* START DATASET CONTENT *

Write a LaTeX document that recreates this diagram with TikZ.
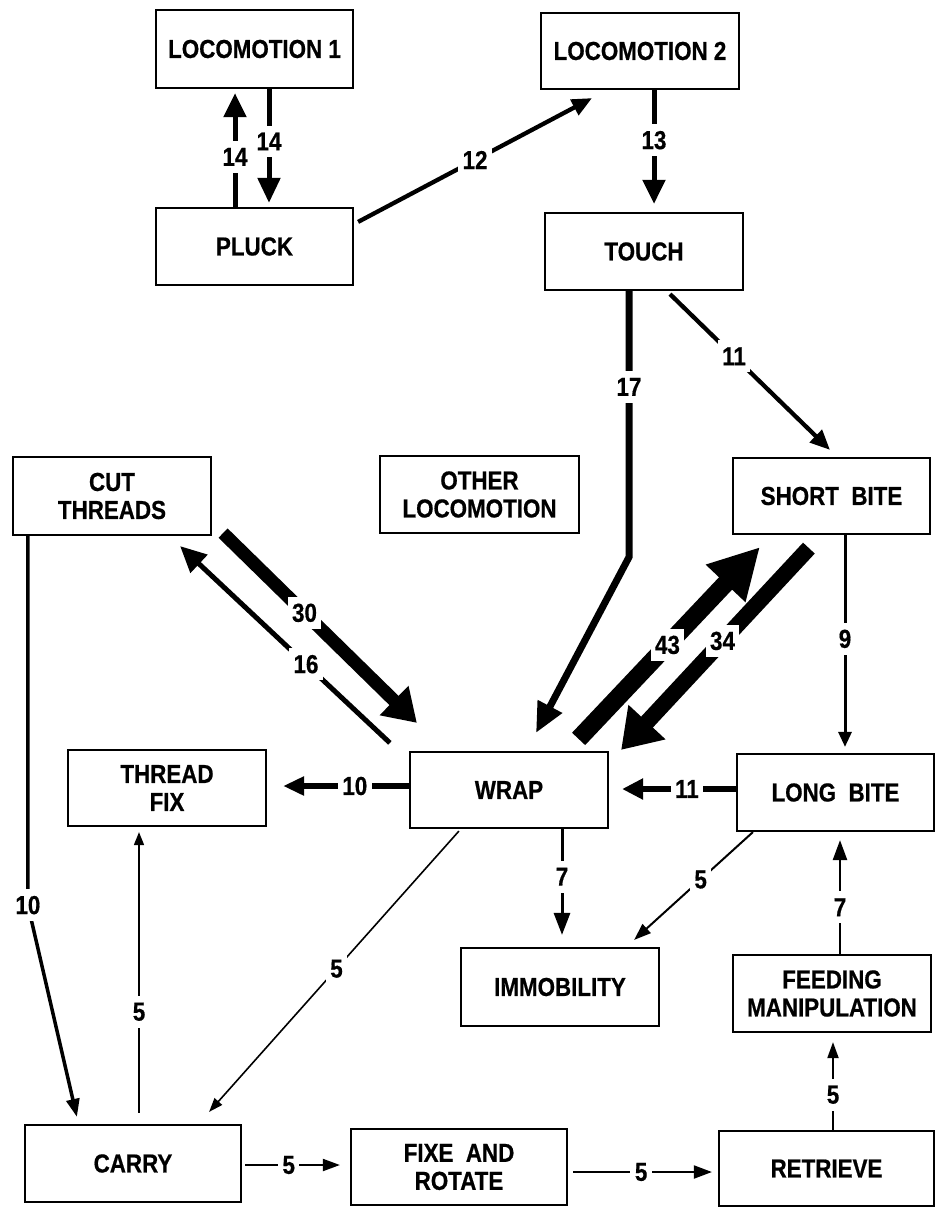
\documentclass[tikz,border=0pt]{standalone}
\usepackage{fontspec}
\setmainfont{Liberation Sans}[FakeStretch=0.86,FakeBold=0.6]
\usetikzlibrary{arrows.meta,calc}
\begin{document}
\begin{tikzpicture}[x=1pt,y=-1pt,font=\fontsize{26}{28}\selectfont\bfseries]
\tikzset{
  box/.style 2 args={draw, line width=2.2pt, align=center, inner sep=0pt, fill=white, minimum width=#1, minimum height=#2},
  lab/.style={fill=white, inner xsep=4.5pt, inner ysep=7pt, text=black},
  arrowhd/.style 2 args={-{Triangle[length=#1,width=#2]}},
}
\fill[white] (0,0) rectangle (938,1208);
\useasboundingbox (0,0) rectangle (938,1208);

% boxes
\node[box={197pt}{78pt}] (loc1) at (254.5,49) {LOCOMOTION 1};
\node[box={198pt}{76pt}] (loc2) at (640,51) {LOCOMOTION 2};
\node[box={197pt}{77pt}] (pluck) at (254.5,246.5) {PLUCK};
\node[box={198pt}{77pt}] (touch) at (644,251.5) {TOUCH};
\node[box={198pt}{78pt}] (cut) at (112,496) {CUT\\THREADS};
\node[box={199pt}{77pt}] (other) at (479.5,494.5) {OTHER\\LOCOMOTION};
\node[box={197pt}{76pt}] (short) at (831.5,496) {SHORT\ \ BITE};
\node[box={198pt}{76pt}] (threadfix) at (167,788) {THREAD\\FIX};
\node[box={198pt}{76pt}] (wrap) at (509,790) {WRAP};
\node[box={197pt}{77pt}] (long) at (835.5,792.5) {LONG\ \ BITE};
\node[box={198pt}{78pt}] (immob) at (560,987) {IMMOBILITY};
\node[box={198pt}{77pt}] (feed) at (832,993.5) {FEEDING\\MANIPULATION};
\node[box={216pt}{77pt}] (carry) at (133,1163.5) {CARRY};
\node[box={216pt}{76pt}] (fixe) at (459,1167) {FIXE\ \ AND\\ROTATE};
\node[box={215pt}{75pt}] (retrieve) at (826.5,1168.5) {RETRIEVE};

% connectors
\draw[line width=5pt, arrowhd={25pt}{22pt}] ($(loc1.south)+(14.5,0)$) -- node[lab,pos=0.46]{14} ($(pluck.north)+(14.5,-4)$);
\draw[line width=5pt, arrowhd={24pt}{22pt}] ($(pluck.north)+(-19.5,0)$) -- node[lab,pos=0.44]{14} ($(loc1.south)+(-19.5,4)$);
\draw[line width=4.3pt, arrowhd={20pt}{17pt}] ($(pluck.north east)+(4,15)$) -- node[lab,pos=0.5]{12} ($(loc2.south)+(-48,8)$);
\draw[line width=5pt, arrowhd={24pt}{22pt}] ($(loc2.south)+(14,0)$) -- node[lab,pos=0.44]{13} ($(touch.north)+(10,-8)$);
\draw[line width=7pt, arrowhd={30pt}{26pt}] ($(touch.south)+(-15,0)$) -- node[lab,pos=0.36]{17} ($(touch.south)+(-15,266)$) -- ($(wrap.north)+(27,-18)$);
\draw[line width=4.3pt, arrowhd={20pt}{17pt}] ($(touch.south)+(26,3)$) -- node[lab,pos=0.4]{11} ($(short.north)+(-1.5,-7)$);
\draw[line width=13pt, arrowhd={32pt}{39pt}] ($(cut.south east)+(11,-3)$) -- node[lab,pos=0.42]{30} ($(wrap.north west)+(8,-28)$);
\draw[line width=5pt, arrowhd={26pt}{24pt}] ($(wrap.north west)+(-19,-8)$) -- node[lab,pos=0.4]{16} ($(cut.south east)+(-32,10)$);
\draw[line width=18pt, arrowhd={50pt}{51pt}] ($(wrap.north east)+(-30.5,-12)$) -- node[lab,pos=0.49]{43} ($(short.south west)+(28,12)$);
\draw[line width=16pt, arrowhd={38pt}{48pt}] ($(short.south west)+(77,13)$) -- node[lab,pos=0.46]{34} ($(wrap.north east)+(12,-1)$);
\draw[line width=3pt, arrowhd={15pt}{13pt}] ($(short.south)+(13.5,0)$) -- node[lab,pos=0.49]{9} ($(long.north)+(9.5,-6)$);
\draw[line width=6pt, arrowhd={21pt}{20pt}] ($(long.west)+(0,-3.5)$) -- node[lab,pos=0.43]{11} ($(wrap.east)+(13,-1)$);
\draw[line width=6pt, arrowhd={21pt}{18pt}] ($(wrap.west)+(0,-4)$) -- node[lab,pos=0.43]{10} ($(threadfix.east)+(16,-2)$);
\draw[line width=3.5pt, arrowhd={18pt}{13pt}] ($(cut.south west)+(16,0)$) -- ($(cut.south west)+(16,369)$) node[lab]{10} -- ($(carry.north west)+(53,-7)$);
\draw[line width=1.6pt, arrowhd={13pt}{10pt}] ($(carry.north)+(6,-11)$) -- node[lab,pos=0.36]{5} ($(threadfix.south)+(-28,5)$);
\draw[line width=1.6pt, arrowhd={14pt}{10pt}] ($(wrap.south west)+(50,2)$) -- node[lab,pos=0.49]{5} ($(carry.north east)+(-33,-12)$);
\draw[line width=3pt, arrowhd={22pt}{16pt}] ($(wrap.south)+(53,0)$) -- node[lab,pos=0.45]{7} ($(immob.north)+(2,-12)$);
\draw[line width=2pt, arrowhd={17pt}{12pt}] ($(long.south west)+(17,0)$) -- node[lab,pos=0.44]{5} ($(immob.north east)+(-26,-7)$);
\draw[line width=2.5pt, arrowhd={20pt}{14pt}] ($(feed.north)+(8,0)$) -- node[lab,pos=0.41]{7} ($(long.south)+(4.5,8)$);
\draw[line width=2pt, arrowhd={16pt}{11pt}] ($(retrieve.north)+(6.5,0)$) -- node[lab,pos=0.4]{5} ($(feed.south)+(1,9)$);
\draw[line width=2pt, arrowhd={17pt}{12pt}] ($(carry.east)+(3,1.5)$) -- node[lab,pos=0.46]{5} ($(fixe.west)+(-10,-2)$);
\draw[line width=2pt, arrowhd={18pt}{13pt}] ($(fixe.east)+(5,5)$) -- node[lab,pos=0.49]{5} ($(retrieve.west)+(-6,3.5)$);
\end{tikzpicture}
\end{document}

* END DATASET CONTENT *

YOUR TASK |
Quote each line of the listing exactly, but leave the pictures out.

EXERCISE RESPONSE |
Write a LaTeX document that recreates this diagram with TikZ.
\documentclass[tikz,border=0pt]{standalone}
\usepackage{fontspec}
\setmainfont{Liberation Sans}[FakeStretch=0.86,FakeBold=0.6]
\usetikzlibrary{arrows.meta,calc}
\begin{document}
\begin{tikzpicture}[x=1pt,y=-1pt,font=\fontsize{26}{28}\selectfont\bfseries]
\tikzset{
  box/.style 2 args={draw, line width=2.2pt, align=center, inner sep=0pt, fill=white, minimum width=#1, minimum height=#2},
  lab/.style={fill=white, inner xsep=4.5pt, inner ysep=7pt, text=black},
  arrowhd/.style 2 args={-{Triangle[length=#1,width=#2]}},
}
\fill[white] (0,0) rectangle (938,1208);
\useasboundingbox (0,0) rectangle (938,1208);

% boxes
\node[box={197pt}{78pt}] (loc1) at (254.5,49) {LOCOMOTION 1};
\node[box={198pt}{76pt}] (loc2) at (640,51) {LOCOMOTION 2};
\node[box={197pt}{77pt}] (pluck) at (254.5,246.5) {PLUCK};
\node[box={198pt}{77pt}] (touch) at (644,251.5) {TOUCH};
\node[box={198pt}{78pt}] (cut) at (112,496) {CUT\\THREADS};
\node[box={199pt}{77pt}] (other) at (479.5,494.5) {OTHER\\LOCOMOTION};
\node[box={197pt}{76pt}] (short) at (831.5,496) {SHORT\ \ BITE};
\node[box={198pt}{76pt}] (threadfix) at (167,788) {THREAD\\FIX};
\node[box={198pt}{76pt}] (wrap) at (509,790) {WRAP};
\node[box={197pt}{77pt}] (long) at (835.5,792.5) {LONG\ \ BITE};
\node[box={198pt}{78pt}] (immob) at (560,987) {IMMOBILITY};
\node[box={198pt}{77pt}] (feed) at (832,993.5) {FEEDING\\MANIPULATION};
\node[box={216pt}{77pt}] (carry) at (133,1163.5) {CARRY};
\node[box={216pt}{76pt}] (fixe) at (459,1167) {FIXE\ \ AND\\ROTATE};
\node[box={215pt}{75pt}] (retrieve) at (826.5,1168.5) {RETRIEVE};

% connectors
\draw[line width=5pt, arrowhd={25pt}{22pt}] ($(loc1.south)+(14.5,0)$) -- node[lab,pos=0.46]{14} ($(pluck.north)+(14.5,-4)$);
\draw[line width=5pt, arrowhd={24pt}{22pt}] ($(pluck.north)+(-19.5,0)$) -- node[lab,pos=0.44]{14} ($(loc1.south)+(-19.5,4)$);
\draw[line width=4.3pt, arrowhd={20pt}{17pt}] ($(pluck.north east)+(4,15)$) -- node[lab,pos=0.5]{12} ($(loc2.south)+(-48,8)$);
\draw[line width=5pt, arrowhd={24pt}{22pt}] ($(loc2.south)+(14,0)$) -- node[lab,pos=0.44]{13} ($(touch.north)+(10,-8)$);
\draw[line width=7pt, arrowhd={30pt}{26pt}] ($(touch.south)+(-15,0)$) -- node[lab,pos=0.36]{17} ($(touch.south)+(-15,266)$) -- ($(wrap.north)+(27,-18)$);
\draw[line width=4.3pt, arrowhd={20pt}{17pt}] ($(touch.south)+(26,3)$) -- node[lab,pos=0.4]{11} ($(short.north)+(-1.5,-7)$);
\draw[line width=13pt, arrowhd={32pt}{39pt}] ($(cut.south east)+(11,-3)$) -- node[lab,pos=0.42]{30} ($(wrap.north west)+(8,-28)$);
\draw[line width=5pt, arrowhd={26pt}{24pt}] ($(wrap.north west)+(-19,-8)$) -- node[lab,pos=0.4]{16} ($(cut.south east)+(-32,10)$);
\draw[line width=18pt, arrowhd={50pt}{51pt}] ($(wrap.north east)+(-30.5,-12)$) -- node[lab,pos=0.49]{43} ($(short.south west)+(28,12)$);
\draw[line width=16pt, arrowhd={38pt}{48pt}] ($(short.south west)+(77,13)$) -- node[lab,pos=0.46]{34} ($(wrap.north east)+(12,-1)$);
\draw[line width=3pt, arrowhd={15pt}{13pt}] ($(short.south)+(13.5,0)$) -- node[lab,pos=0.49]{9} ($(long.north)+(9.5,-6)$);
\draw[line width=6pt, arrowhd={21pt}{20pt}] ($(long.west)+(0,-3.5)$) -- node[lab,pos=0.43]{11} ($(wrap.east)+(13,-1)$);
\draw[line width=6pt, arrowhd={21pt}{18pt}] ($(wrap.west)+(0,-4)$) -- node[lab,pos=0.43]{10} ($(threadfix.east)+(16,-2)$);
\draw[line width=3.5pt, arrowhd={18pt}{13pt}] ($(cut.south west)+(16,0)$) -- ($(cut.south west)+(16,369)$) node[lab]{10} -- ($(carry.north west)+(53,-7)$);
\draw[line width=1.6pt, arrowhd={13pt}{10pt}] ($(carry.north)+(6,-11)$) -- node[lab,pos=0.36]{5} ($(threadfix.south)+(-28,5)$);
\draw[line width=1.6pt, arrowhd={14pt}{10pt}] ($(wrap.south west)+(50,2)$) -- node[lab,pos=0.49]{5} ($(carry.north east)+(-33,-12)$);
\draw[line width=3pt, arrowhd={22pt}{16pt}] ($(wrap.south)+(53,0)$) -- node[lab,pos=0.45]{7} ($(immob.north)+(2,-12)$);
\draw[line width=2pt, arrowhd={17pt}{12pt}] ($(long.south west)+(17,0)$) -- node[lab,pos=0.44]{5} ($(immob.north east)+(-26,-7)$);
\draw[line width=2.5pt, arrowhd={20pt}{14pt}] ($(feed.north)+(8,0)$) -- node[lab,pos=0.41]{7} ($(long.south)+(4.5,8)$);
\draw[line width=2pt, arrowhd={16pt}{11pt}] ($(retrieve.north)+(6.5,0)$) -- node[lab,pos=0.4]{5} ($(feed.south)+(1,9)$);
\draw[line width=2pt, arrowhd={17pt}{12pt}] ($(carry.east)+(3,1.5)$) -- node[lab,pos=0.46]{5} ($(fixe.west)+(-10,-2)$);
\draw[line width=2pt, arrowhd={18pt}{13pt}] ($(fixe.east)+(5,5)$) -- node[lab,pos=0.49]{5} ($(retrieve.west)+(-6,3.5)$);
\end{tikzpicture}
\end{document}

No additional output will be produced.